Following St. Luke’s announcement of its acquisition of Saltzer, it was sued by Saint Alphonsus Health System and Treasure Valley Hospital. The Federal Trade Commission and Idaho Attorney General Lawrence Wasden also joined the lawsuit, saying that the Saltzer deal gave St. Luke’s control of nearly 80% of the primary care market in Nampa. The plaintiffs noted the precedent of the Magic Valley region in eastern Idaho, where prices spiked following St. Luke’s acquisition of a large share of hospitals and physician groups in that market.
St. Luke’s is expected to appeal this case. If it does, a final determination may take another year.
This case attracted national attention because it went beyond the antitrust issue that were the core of the lawsuit. Following conclusion of the trial phase, a variety of interests, including media outlets, sued in the Ninth U.S. Court of Appeals to unseal and make public the pricing data and similar evidence presented during the trial. Both St. Luke’s and Blue Cross of Idaho opposed that request.
The defendants opposed that lawsuit because, in antitrust lawsuits, pricing information is considered to be a trade secret. That is why the 575 written exhibits, 38 witness depositions, and approximately a third of the live testimony given in the trial were initially sealed by the judge.
Repercussions from this Case
In the meantime, the disclosure of how St. Luke’s planned to generate additional revenue from its acquisition of a physician group will have repercussions. As discussed by the judge, St.
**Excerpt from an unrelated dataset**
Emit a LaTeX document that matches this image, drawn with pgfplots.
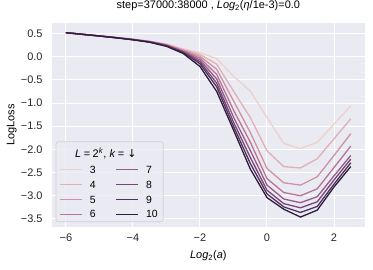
\documentclass[border=0pt]{standalone}
\usepackage{fontspec}
\setmainfont{Liberation Sans}
\newfontfamily\dejavu{DejaVu Sans}
\usepackage{pgfplots}
\usepackage{pgfplotstable}
\pgfplotsset{compat=1.18}
\definecolor{bgc}{HTML}{EAEAF2}
\definecolor{c3}{RGB}{237,209,203}
\definecolor{c4}{RGB}{225,176,180}
\definecolor{c5}{RGB}{207,145,163}
\definecolor{c6}{RGB}{184,116,150}
\definecolor{c7}{RGB}{154,91,136}
\definecolor{c8}{RGB}{119,69,118}
\definecolor{c9}{RGB}{81,49,94}
\definecolor{c10}{RGB}{45,30,62}
\pgfplotstableread{
x k3 k4 k5 k6 k7 k8 k9 k10
-6 0.52 0.52 0.52 0.52 0.52 0.52 0.52 0.52
-5.5 0.485 0.485 0.485 0.484 0.484 0.484 0.483 0.483
-5 0.45 0.45 0.45 0.449 0.449 0.448 0.448 0.447
-4.5 0.415 0.415 0.414 0.413 0.412 0.411 0.41 0.409
-4 0.38 0.378 0.376 0.374 0.372 0.37 0.368 0.366
-3.5 0.335 0.332 0.329 0.326 0.323 0.32 0.317 0.313
-3 0.275 0.268 0.262 0.255 0.248 0.241 0.233 0.225
-2.5 0.17 0.155 0.14 0.125 0.11 0.1 0.09 0.07
-2 0.09 0.05 0.01 -0.03 -0.07 -0.11 -0.15 -0.21
-1.5 -0.04 -0.16 -0.27 -0.38 -0.48 -0.57 -0.65 -0.75
-1 -0.42 -0.74 -0.95 -1.15 -1.30 -1.41 -1.50 -1.58
-0.5 -0.74 -1.31 -1.63 -1.84 -2.02 -2.17 -2.30 -2.42
0 -1.31 -2.03 -2.41 -2.63 -2.77 -2.88 -2.96 -3.04
0.5 -1.87 -2.37 -2.72 -2.93 -3.07 -3.17 -3.24 -3.29
1 -1.98 -2.40 -2.77 -3.00 -3.15 -3.26 -3.36 -3.46
1.5 -1.85 -2.20 -2.59 -2.85 -3.02 -3.13 -3.23 -3.31
2 -1.45 -1.77 -2.13 -2.39 -2.57 -2.66 -2.75 -2.81
2.5 -1.06 -1.34 -1.66 -1.93 -2.13 -2.21 -2.29 -2.37
}\data
\begin{document}
\begin{tikzpicture}
\path[use as bounding box] (-51.7bp,-42.3bp) rectangle (321.3bp,226.8bp);
\begin{axis}[
  scale only axis,
  width=313.3bp, height=203.4bp,
  xmin=-6.425, xmax=2.925,
  ymin=-3.67, ymax=0.72,
  axis background/.style={fill=bgc},
  axis line style={draw=none},
  major tick length=0pt,
  grid=major,
  grid style={white, line width=1bp},
  xtick={-6,-4,-2,0,2},
  xticklabels={−6,−4,−2,0,2},
  ytick={-3.5,-3,-2.5,-2,-1.5,-1,-0.5,0,0.5},
  yticklabels={−3.5,−3.0,−2.5,−2.0,−1.5,−1.0,−0.5,0.0,0.5},
  xticklabel style={font=\fontsize{11}{13}\selectfont, inner sep=0pt, yshift=-6.5bp, text=black!85},
  yticklabel style={font=\fontsize{11}{13}\selectfont, inner sep=0pt, xshift=-9bp, text=black!85},
  xlabel={\textit{Log}\textsubscript{2}(\textit{a})},
  ylabel={LogLoss},
  xlabel style={at={(axis description cs:0.5,-0.144)}, anchor=center, font=\fontsize{11}{13}\selectfont},
  ylabel style={at={(axis description cs:-0.1277,0.5)}, anchor=center, font=\fontsize{11}{13}\selectfont},
  title={step=37000:38000 , \textit{Log}\textsubscript{2}(\textit{η}/1e-3)=0.0},
  title style={at={(axis description cs:0.5,1.0556)}, anchor=center, font=\fontsize{11}{13}\selectfont},
  legend columns=4,
  transpose legend,
  legend image code/.code={\draw[#1] (0bp,0bp) -- (22bp,0bp);},
  legend style={at={(0.0233,0.302)}, anchor=north west, draw=none, fill=none,
    inner sep=0pt, row sep=6.3bp, font=\fontsize{10.5}{12}\selectfont,
    nodes={inner sep=0.5bp, text height=7.5bp, text depth=0pt},
    /tikz/every odd column/.append style={column sep=7bp},
    /tikz/every even column/.append style={column sep=19bp}},
  legend cell align=left,
]
\addplot[c3, line width=1.3bp] table[y=k3] {\data}; \addlegendentry{3}
\addplot[c4, line width=1.3bp] table[y=k4] {\data}; \addlegendentry{4}
\addplot[c5, line width=1.3bp] table[y=k5] {\data}; \addlegendentry{5}
\addplot[c6, line width=1.3bp] table[y=k6] {\data}; \addlegendentry{6}
\addplot[c7, line width=1.3bp] table[y=k7] {\data}; \addlegendentry{7}
\addplot[c8, line width=1.3bp] table[y=k8] {\data}; \addlegendentry{8}
\addplot[c9, line width=1.3bp] table[y=k9] {\data}; \addlegendentry{9}
\addplot[c10, line width=1.3bp] table[y=k10] {\data}; \addlegendentry{10}
\draw[fill=bgc, fill opacity=0.8, draw=black!18, line width=0.6bp, rounded corners=2.5bp]
  (rel axis cs:0.0137,0.0246) rectangle (rel axis cs:0.356,0.418);
\node[font=\fontsize{11}{13}\selectfont, anchor=center] at (rel axis cs:0.173,0.361)
  {\textit{L}\kern2.5bp=\kern2.5bp2\textsuperscript{\textit{k}}, \textit{k}\kern2.5bp=\kern3bp{\dejavu ↓}};
\end{axis}
\end{tikzpicture}
\end{document}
Luke’s own analysis of the acquisition of Saltzer Medical Group showed that it could increase revenue from the Saltzer lab specimens by $750,000 per year simply by moving the billing from the medical group to the hospital billing department.
Because of the publicity of this antitrust lawsuit, many health insurers are likely to review the prices they are paying hospital laboratories for outreach specimens—those lab tests that originate in physicians’ offices. For hospital lab outreach programs that do bill using hospital lab test prices, this will be an unwelcome development. It means more downward pressure on lab test prices.